The town of Kimberley is chiefly notable for a large square,—as large perhaps as Russell Square. One or two of the inhabitants asked me whether I was not impressed by the grandeur of its dimensions so as to feel that there was something of sublimity attached to it! “I thought it very ugly at first,” said one lady who had been brought out from England to make her residence among the diamonds;—“but I have looked at it now till I have to own its magnificence.” I could not but say that corrugated iron would never become magnificent in my eyes. In Kimberley there are two buildings with a storey above the ground, and one of these is in the square. This is its only magnificence. There is no pavement. The roadway is all dust and holes. There is a market place in the midst which certainly is not magnificent. Around are the corrugated iron shops of the ordinary dealers in provisions. An uglier place I do not know how to imagine. When I was called upon to admire it, I was lost in wonder; but acknowledged that it was well that necessity should produce such results.

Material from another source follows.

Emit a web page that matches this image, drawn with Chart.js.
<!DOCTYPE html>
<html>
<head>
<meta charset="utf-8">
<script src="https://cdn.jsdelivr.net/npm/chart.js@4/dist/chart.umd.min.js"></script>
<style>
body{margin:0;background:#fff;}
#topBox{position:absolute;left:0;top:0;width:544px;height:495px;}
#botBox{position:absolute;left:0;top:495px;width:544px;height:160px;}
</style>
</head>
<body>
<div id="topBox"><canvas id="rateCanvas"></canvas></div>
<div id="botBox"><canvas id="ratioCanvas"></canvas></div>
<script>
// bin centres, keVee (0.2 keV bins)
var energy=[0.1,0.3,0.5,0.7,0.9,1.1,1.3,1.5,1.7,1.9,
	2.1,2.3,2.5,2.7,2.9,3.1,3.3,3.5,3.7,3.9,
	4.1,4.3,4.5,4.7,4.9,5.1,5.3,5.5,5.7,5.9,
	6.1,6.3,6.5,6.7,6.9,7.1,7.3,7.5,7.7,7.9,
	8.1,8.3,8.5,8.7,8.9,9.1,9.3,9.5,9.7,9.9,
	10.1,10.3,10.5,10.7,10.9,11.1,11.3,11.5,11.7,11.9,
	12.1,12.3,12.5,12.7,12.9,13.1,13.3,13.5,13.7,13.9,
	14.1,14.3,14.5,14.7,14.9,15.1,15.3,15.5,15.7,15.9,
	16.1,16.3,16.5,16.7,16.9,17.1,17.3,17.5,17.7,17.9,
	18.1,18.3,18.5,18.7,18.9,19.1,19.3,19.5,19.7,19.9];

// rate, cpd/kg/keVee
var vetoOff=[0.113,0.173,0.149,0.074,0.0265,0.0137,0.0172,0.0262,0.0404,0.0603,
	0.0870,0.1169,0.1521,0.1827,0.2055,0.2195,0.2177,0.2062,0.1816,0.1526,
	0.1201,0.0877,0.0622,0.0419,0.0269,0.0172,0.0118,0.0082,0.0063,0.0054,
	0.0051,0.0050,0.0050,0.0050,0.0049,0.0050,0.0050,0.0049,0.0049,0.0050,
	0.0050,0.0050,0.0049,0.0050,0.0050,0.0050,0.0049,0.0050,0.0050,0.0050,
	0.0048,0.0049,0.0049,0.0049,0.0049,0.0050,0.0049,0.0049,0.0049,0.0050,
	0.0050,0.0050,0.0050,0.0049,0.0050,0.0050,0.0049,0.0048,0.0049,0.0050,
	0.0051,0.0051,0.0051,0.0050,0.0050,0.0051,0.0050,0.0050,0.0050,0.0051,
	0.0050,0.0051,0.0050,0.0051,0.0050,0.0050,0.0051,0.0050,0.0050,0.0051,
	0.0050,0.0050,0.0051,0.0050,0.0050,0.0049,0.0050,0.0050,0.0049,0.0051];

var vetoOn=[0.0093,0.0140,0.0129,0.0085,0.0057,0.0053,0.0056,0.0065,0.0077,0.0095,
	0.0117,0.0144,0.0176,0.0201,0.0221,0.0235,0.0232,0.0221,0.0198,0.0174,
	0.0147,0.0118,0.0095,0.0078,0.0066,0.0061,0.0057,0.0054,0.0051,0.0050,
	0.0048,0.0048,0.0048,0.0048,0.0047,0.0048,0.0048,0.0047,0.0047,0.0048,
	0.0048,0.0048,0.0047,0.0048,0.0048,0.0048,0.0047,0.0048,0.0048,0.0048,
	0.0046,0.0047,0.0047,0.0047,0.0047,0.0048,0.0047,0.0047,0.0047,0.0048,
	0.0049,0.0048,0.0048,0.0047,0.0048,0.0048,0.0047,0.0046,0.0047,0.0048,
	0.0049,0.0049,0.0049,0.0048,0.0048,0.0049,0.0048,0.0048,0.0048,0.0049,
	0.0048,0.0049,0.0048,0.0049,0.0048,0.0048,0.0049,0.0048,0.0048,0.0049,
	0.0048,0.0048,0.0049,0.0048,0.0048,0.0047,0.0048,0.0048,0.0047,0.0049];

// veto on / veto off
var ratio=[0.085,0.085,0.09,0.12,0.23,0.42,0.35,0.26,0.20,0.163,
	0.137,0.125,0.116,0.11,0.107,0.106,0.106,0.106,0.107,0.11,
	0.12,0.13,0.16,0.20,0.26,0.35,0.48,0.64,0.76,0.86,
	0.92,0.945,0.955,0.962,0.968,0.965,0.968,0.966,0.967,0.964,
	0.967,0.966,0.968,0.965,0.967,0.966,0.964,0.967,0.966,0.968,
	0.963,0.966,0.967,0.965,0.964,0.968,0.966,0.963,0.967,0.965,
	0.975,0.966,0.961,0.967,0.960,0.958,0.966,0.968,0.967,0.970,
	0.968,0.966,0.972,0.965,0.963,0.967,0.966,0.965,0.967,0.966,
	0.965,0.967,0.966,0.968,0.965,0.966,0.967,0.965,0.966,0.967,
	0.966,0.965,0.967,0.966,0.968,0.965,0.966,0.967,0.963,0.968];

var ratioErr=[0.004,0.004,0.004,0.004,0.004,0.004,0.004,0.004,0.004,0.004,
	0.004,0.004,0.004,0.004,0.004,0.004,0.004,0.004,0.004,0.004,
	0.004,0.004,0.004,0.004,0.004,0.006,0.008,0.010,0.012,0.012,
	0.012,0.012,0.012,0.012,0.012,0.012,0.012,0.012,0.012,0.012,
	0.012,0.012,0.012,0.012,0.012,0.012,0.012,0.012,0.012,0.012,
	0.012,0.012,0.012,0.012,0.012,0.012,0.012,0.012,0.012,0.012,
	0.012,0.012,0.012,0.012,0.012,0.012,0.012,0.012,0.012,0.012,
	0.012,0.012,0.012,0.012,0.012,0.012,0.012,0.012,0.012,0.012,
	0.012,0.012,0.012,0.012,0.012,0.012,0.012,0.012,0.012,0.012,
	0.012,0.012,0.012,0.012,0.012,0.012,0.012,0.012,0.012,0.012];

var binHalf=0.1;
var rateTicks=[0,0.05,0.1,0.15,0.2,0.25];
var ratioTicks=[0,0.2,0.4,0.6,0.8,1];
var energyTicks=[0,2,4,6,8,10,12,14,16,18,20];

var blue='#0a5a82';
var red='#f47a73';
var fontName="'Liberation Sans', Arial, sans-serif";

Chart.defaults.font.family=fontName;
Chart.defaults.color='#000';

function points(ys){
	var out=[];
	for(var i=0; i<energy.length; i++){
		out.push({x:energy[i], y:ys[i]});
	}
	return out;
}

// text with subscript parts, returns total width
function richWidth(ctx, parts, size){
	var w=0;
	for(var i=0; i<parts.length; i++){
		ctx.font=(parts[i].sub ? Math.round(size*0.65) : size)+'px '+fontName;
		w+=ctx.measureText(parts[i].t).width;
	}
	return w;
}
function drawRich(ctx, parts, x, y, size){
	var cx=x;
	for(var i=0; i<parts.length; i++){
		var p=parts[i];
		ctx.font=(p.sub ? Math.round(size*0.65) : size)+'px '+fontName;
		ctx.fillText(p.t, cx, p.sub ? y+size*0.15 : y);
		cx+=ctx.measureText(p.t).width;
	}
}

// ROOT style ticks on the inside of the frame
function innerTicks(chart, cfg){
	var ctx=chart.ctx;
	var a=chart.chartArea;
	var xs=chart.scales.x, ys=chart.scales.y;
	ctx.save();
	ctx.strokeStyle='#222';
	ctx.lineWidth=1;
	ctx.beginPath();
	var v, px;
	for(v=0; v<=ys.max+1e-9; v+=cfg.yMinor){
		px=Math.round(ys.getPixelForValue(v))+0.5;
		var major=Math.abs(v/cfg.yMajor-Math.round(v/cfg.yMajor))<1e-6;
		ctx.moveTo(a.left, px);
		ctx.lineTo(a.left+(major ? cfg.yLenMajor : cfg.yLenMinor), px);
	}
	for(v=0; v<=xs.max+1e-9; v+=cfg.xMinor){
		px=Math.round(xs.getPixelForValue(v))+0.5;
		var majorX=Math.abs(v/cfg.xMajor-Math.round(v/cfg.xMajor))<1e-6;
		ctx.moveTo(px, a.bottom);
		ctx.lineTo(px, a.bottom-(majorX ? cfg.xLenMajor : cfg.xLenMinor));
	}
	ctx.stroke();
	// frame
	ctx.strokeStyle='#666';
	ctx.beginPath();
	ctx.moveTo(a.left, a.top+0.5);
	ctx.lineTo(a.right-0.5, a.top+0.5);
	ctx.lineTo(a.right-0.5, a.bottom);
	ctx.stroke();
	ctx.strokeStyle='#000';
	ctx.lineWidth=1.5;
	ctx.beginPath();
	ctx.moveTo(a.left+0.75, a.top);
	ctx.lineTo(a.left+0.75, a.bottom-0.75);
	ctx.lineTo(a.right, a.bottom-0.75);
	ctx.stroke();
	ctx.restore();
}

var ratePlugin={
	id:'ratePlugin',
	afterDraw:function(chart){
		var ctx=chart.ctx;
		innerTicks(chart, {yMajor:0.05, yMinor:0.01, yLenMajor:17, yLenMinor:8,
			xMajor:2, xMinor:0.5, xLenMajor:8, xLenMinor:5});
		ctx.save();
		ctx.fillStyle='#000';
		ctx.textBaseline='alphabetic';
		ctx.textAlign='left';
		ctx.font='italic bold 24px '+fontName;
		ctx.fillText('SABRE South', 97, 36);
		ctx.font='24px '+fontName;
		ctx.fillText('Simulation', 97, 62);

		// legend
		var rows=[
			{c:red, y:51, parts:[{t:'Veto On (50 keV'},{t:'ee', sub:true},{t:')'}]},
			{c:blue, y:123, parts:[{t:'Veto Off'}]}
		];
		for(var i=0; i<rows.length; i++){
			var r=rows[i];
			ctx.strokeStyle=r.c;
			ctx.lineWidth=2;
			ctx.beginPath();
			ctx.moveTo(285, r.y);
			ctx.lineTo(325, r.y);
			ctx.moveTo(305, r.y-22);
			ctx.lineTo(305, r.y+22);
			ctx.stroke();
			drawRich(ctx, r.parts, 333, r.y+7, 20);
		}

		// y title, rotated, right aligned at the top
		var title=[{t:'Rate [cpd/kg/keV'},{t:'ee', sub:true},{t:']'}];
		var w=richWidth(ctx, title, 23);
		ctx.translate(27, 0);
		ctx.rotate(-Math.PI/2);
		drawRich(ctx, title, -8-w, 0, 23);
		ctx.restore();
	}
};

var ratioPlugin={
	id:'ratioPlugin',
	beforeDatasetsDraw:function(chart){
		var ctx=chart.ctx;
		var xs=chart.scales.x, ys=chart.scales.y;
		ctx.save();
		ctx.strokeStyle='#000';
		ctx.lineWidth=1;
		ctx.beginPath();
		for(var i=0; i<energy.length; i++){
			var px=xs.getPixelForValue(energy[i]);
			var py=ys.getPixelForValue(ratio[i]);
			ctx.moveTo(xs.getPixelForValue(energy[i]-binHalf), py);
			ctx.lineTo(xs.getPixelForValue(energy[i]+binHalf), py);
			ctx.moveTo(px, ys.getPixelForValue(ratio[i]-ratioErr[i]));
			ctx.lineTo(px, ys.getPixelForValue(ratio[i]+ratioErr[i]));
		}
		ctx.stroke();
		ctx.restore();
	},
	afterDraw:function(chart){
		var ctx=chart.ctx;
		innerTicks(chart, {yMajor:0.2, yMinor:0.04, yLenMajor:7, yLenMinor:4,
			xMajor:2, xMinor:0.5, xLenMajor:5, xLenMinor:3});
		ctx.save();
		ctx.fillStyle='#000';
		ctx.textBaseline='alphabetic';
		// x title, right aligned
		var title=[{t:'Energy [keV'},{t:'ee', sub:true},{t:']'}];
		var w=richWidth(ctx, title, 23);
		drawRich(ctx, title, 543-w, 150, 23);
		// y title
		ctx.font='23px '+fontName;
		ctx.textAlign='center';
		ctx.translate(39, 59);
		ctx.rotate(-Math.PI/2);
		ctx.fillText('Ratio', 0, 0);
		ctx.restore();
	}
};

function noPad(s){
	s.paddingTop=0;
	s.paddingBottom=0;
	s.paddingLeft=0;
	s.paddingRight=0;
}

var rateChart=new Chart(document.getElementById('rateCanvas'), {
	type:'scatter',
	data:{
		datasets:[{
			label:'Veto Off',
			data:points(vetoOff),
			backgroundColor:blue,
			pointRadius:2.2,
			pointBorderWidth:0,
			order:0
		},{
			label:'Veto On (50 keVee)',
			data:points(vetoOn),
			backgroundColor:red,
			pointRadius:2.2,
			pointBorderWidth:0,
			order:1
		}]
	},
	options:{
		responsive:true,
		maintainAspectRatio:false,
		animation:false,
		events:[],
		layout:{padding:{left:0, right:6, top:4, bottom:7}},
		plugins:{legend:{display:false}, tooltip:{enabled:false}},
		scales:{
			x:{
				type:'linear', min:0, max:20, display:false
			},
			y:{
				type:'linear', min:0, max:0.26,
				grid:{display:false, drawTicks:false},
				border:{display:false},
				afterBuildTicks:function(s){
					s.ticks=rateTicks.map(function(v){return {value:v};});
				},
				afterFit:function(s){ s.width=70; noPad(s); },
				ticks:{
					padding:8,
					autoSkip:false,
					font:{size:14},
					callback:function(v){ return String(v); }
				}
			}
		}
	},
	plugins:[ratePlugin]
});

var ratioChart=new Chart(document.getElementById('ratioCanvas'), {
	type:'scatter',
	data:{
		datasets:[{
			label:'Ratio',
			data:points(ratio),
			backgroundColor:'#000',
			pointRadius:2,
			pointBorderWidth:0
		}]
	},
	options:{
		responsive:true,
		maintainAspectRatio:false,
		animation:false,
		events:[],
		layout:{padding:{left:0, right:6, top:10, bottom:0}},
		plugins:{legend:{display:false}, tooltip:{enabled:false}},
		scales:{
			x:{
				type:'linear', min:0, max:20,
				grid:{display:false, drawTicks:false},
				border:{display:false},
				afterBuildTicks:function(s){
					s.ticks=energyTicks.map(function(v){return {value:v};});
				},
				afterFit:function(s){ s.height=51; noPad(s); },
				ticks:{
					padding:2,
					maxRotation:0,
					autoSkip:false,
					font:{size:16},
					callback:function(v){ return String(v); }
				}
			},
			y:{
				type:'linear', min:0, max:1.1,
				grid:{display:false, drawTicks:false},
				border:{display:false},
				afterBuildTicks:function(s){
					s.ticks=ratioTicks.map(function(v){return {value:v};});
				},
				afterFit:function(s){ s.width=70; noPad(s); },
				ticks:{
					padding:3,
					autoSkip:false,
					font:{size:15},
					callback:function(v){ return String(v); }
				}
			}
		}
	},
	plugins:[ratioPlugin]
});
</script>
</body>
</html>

I think that none of the diamond dealers live in the square. The various diamond shops to which I was taken were near the mine, or in the streets leading down from the mine to the square. These were little counting houses in which the dealers would sit, generally two together, loosely handling property worth many thousands of pounds. I was taken to them to see diamonds, and saw diamonds without stint. It seemed that one partner would buy while another would sort and pack. Parcel after parcel was opened for me with almost as little reserve as was exhibited when Lothair asked for pearls. Lothair was an expected purchaser; while the diamond dealer knew that nothing was to be made by me. I could not but think how easy it would be to put just one big one into my pocket. The dealers, probably, were careful that I did nothing of the kind. The stones were packed in paper parcels, each parcel containing perhaps from fifty to two hundred according to their size. Then four or five of these parcels would be fitted into a paper box,—which would again be enclosed in a paper envelope. Without other safeguard than this the parcels are registered and sent by post, to London, Paris, or Amsterdam as the case may be. By far the greater number go to London. The mails containing these diamonds then travel for six days and six nights on mail carts to Capetown,—for four-fifths of the way without any guard, and very frequently with no one on the mail cart except the black boy who drives it. The cart travels day and night along desolate roads and is often many miles distant from the nearest habitation. Why the mails are not robbed I cannot tell. The diamond dealers say that the robber could not get away with his plunder, and would find no market for it were he to do so. They, however, secure themselves by some system of insurance. I cannot but think that the insurers, or underwriters, will some day find themselves subjected to a heavy loss. A great robbery might be effected by two persons, and the goods which would be so stolen are of all property the most portable. Thieves with a capital,—and thieves in these days do have capital,—might afford to wait, and diamonds in the rough can not be traced. I should have thought that property of such immense value would have paid for an armed escort. The gold in Australia, which is much less portable, is always accompanied by an escort.[9]